# Your goal:
The lines from the top of the material below through the line containing "FAT_OUT_VEGAN = [39.2]" are to be printed exactly, with pictures omitted.

_ _ _ _

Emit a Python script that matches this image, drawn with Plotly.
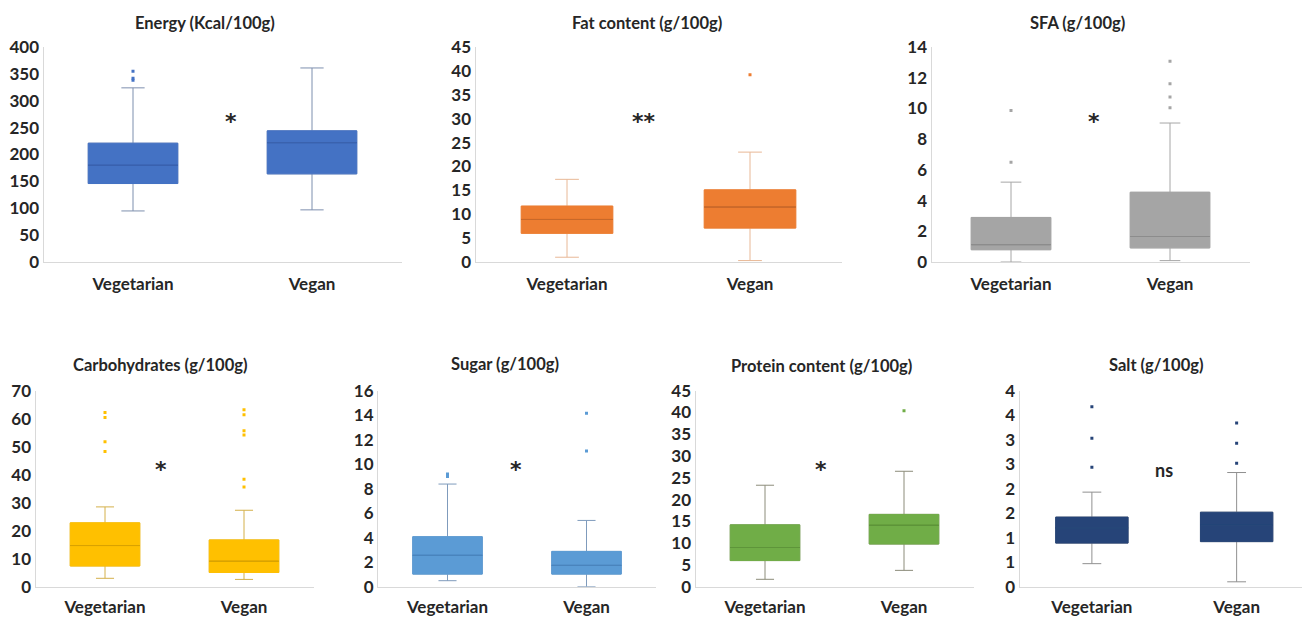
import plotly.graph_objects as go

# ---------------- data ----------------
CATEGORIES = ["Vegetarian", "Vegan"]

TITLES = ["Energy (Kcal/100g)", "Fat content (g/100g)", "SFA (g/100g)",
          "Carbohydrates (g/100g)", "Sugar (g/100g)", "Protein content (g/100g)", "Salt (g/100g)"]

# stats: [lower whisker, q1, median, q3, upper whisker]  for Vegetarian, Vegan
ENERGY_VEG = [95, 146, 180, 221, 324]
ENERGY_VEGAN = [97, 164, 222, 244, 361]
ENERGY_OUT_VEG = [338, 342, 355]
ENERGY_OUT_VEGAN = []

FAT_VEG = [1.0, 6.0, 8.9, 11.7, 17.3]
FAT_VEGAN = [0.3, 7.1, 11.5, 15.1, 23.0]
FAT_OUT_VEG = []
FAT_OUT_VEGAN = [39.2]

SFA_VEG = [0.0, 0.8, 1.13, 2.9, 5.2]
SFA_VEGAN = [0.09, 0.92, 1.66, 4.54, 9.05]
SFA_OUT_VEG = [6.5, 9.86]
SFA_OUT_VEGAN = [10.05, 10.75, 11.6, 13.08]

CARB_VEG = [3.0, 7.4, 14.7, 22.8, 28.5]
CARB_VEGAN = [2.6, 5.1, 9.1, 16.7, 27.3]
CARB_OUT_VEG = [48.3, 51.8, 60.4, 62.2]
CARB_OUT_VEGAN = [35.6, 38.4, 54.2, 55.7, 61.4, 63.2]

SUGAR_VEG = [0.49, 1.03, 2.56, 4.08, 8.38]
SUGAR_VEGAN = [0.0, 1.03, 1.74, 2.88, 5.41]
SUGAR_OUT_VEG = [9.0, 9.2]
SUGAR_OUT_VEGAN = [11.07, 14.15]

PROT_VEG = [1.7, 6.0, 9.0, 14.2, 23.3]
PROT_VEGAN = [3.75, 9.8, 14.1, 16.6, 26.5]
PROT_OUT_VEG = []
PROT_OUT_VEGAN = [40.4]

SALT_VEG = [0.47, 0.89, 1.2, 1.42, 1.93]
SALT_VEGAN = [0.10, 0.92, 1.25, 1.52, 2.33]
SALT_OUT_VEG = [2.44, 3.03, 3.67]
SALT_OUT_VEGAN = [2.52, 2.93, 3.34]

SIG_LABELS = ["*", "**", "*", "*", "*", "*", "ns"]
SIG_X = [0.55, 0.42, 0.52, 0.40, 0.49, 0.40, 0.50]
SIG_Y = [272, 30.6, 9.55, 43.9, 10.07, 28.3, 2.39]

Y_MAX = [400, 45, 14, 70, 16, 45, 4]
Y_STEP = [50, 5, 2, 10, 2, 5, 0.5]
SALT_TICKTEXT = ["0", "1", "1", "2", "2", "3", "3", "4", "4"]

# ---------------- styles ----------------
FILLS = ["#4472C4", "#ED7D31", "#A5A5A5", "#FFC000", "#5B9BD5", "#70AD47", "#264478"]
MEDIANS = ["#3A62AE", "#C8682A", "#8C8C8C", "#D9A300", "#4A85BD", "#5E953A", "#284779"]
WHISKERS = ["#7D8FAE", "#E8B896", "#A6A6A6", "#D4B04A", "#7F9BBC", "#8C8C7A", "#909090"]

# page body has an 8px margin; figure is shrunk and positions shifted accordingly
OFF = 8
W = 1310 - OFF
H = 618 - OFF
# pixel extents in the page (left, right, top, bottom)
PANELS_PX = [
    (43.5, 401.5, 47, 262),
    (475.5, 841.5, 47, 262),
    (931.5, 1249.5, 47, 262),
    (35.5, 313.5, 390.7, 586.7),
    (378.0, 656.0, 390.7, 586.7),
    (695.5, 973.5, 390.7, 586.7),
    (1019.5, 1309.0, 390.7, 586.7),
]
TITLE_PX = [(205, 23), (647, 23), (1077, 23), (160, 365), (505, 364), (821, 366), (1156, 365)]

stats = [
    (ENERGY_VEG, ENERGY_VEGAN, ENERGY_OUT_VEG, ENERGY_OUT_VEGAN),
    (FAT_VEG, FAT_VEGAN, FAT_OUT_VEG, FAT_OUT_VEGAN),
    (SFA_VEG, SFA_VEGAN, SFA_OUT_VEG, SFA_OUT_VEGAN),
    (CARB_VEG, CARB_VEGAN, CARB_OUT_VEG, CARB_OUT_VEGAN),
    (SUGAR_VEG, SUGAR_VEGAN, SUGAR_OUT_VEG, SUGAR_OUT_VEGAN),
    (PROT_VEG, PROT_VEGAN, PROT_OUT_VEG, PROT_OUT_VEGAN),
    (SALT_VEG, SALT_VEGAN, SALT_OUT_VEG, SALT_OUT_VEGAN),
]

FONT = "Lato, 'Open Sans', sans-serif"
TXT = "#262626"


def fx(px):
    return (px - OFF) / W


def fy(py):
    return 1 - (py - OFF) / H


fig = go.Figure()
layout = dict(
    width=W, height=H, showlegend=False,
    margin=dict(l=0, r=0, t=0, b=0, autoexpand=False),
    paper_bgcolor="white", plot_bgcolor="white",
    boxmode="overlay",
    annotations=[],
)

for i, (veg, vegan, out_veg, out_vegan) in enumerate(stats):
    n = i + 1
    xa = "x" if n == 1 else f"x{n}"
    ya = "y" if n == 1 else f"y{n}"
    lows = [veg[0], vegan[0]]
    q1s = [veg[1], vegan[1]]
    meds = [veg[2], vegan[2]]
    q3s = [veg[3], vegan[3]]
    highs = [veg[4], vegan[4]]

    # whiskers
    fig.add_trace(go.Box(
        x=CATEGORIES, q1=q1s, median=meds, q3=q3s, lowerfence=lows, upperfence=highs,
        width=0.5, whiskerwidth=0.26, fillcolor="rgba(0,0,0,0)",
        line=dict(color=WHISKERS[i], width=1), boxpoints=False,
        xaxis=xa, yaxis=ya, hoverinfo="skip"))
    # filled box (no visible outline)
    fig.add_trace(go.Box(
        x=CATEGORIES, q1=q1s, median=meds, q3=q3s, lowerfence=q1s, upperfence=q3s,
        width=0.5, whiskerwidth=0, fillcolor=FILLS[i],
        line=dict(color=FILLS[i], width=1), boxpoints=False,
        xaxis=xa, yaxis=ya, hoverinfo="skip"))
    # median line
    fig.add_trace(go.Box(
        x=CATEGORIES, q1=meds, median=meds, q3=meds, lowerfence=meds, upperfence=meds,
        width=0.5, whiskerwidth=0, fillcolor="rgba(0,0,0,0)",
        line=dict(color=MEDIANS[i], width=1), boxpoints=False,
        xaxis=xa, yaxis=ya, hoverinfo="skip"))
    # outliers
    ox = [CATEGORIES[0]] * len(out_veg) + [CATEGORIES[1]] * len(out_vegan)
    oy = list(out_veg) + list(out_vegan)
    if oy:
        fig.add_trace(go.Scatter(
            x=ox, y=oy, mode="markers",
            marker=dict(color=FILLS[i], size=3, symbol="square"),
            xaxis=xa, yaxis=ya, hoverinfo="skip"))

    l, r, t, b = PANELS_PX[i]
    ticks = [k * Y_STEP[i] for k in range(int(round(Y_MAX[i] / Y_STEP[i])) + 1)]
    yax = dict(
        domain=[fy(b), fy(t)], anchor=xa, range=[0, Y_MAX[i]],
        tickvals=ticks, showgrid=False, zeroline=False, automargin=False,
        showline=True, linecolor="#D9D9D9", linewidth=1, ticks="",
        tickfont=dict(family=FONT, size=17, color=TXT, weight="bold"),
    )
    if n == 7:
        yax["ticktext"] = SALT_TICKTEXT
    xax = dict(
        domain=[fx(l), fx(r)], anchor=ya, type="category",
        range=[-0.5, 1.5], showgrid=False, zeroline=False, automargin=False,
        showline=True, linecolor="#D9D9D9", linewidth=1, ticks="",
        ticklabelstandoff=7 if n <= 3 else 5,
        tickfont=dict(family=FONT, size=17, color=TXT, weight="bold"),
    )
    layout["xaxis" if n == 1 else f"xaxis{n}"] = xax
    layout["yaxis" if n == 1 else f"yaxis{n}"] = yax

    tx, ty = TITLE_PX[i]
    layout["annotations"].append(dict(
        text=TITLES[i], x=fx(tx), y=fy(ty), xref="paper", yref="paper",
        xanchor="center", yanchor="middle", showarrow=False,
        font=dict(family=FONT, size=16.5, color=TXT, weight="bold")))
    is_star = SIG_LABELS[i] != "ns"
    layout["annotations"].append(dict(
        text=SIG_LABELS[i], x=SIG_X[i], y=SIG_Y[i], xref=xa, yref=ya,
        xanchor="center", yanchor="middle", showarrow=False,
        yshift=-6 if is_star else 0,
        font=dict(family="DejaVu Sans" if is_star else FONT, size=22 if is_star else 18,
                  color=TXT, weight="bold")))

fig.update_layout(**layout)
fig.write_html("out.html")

_ _ _ _

# Solution:
Emit a Python script that matches this image, drawn with Plotly.
import plotly.graph_objects as go

# ---------------- data ----------------
CATEGORIES = ["Vegetarian", "Vegan"]

TITLES = ["Energy (Kcal/100g)", "Fat content (g/100g)", "SFA (g/100g)",
          "Carbohydrates (g/100g)", "Sugar (g/100g)", "Protein content (g/100g)", "Salt (g/100g)"]

# stats: [lower whisker, q1, median, q3, upper whisker]  for Vegetarian, Vegan
ENERGY_VEG = [95, 146, 180, 221, 324]
ENERGY_VEGAN = [97, 164, 222, 244, 361]
ENERGY_OUT_VEG = [338, 342, 355]
ENERGY_OUT_VEGAN = []

FAT_VEG = [1.0, 6.0, 8.9, 11.7, 17.3]
FAT_VEGAN = [0.3, 7.1, 11.5, 15.1, 23.0]
FAT_OUT_VEG = []
FAT_OUT_VEGAN = [39.2]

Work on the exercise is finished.